If I turn the electric pump on however, I am showing no pressure on my fuel pressure gage I have mounted on the regulator that is between the mechanical pump and the carb. Started the truck and let the mechanical pump fill the lines and gage shows 4/5 psi. Shut engine off and the electric pump shows no pressure still when I turn it on.

The electric pump should pump through the stock mechanical pump correct?

Wonder if maybe I have air in the line or if I am missing something dumb. Truck is getting fuel through the main line and the check valve just fine but my priming pump isnt priming.
 

·
Administrator
Joined
·
59,743 Posts
The electric pump should pump through the stock mechanical pump correct?
Mine do, I cannot imagine anybody making the insides different, just a movable diaphragm, and two one way valves.

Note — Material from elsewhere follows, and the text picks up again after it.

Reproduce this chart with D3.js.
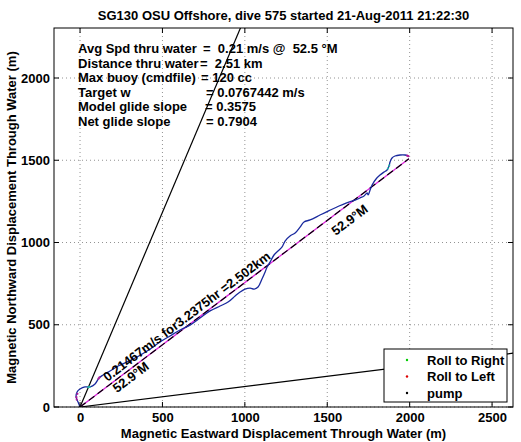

Wonder if maybe I have air in the line or if I am missing something dumb. Truck is getting fuel through the main line and the check valve just fine but my priming pump isnt priming.
Air in the line, the pump usualy makes a racket, when the fuel starts to pressurize, the pump quiets down. I would double check the check valve. Is it a metal valve, or rubber. I started out with cheap rubber styles, and had issues of them sticking, and causing issues. So I replaced the rubber disks with steel balls, keeping the springs in place.
 

·
Registered
Joined
·
378 Posts
Discussion Starter · #297 ·
It is an all metal check valve, I dug through a lot to find it.
 

·
Registered
Joined
·
378 Posts
Discussion Starter · #298 ·
Tomorrow I am going to disconnect the inlet hose from the mechanical pump and turn on the electric pump and make sure all the air is out to that point, eliminate the possible air lock as a problem. Ran out of time messing with it today.
 

·
Administrator
Joined
·
59,743 Posts
I'll be watching. Sucks to think you are wrapping up a project, and not have it working.
 

·
Registered
Joined
·
378 Posts
Discussion Starter · #300 ·
Eh part of it. Im a tinkerer anyway, its a machinist thing I guess. Always have to be messing with something.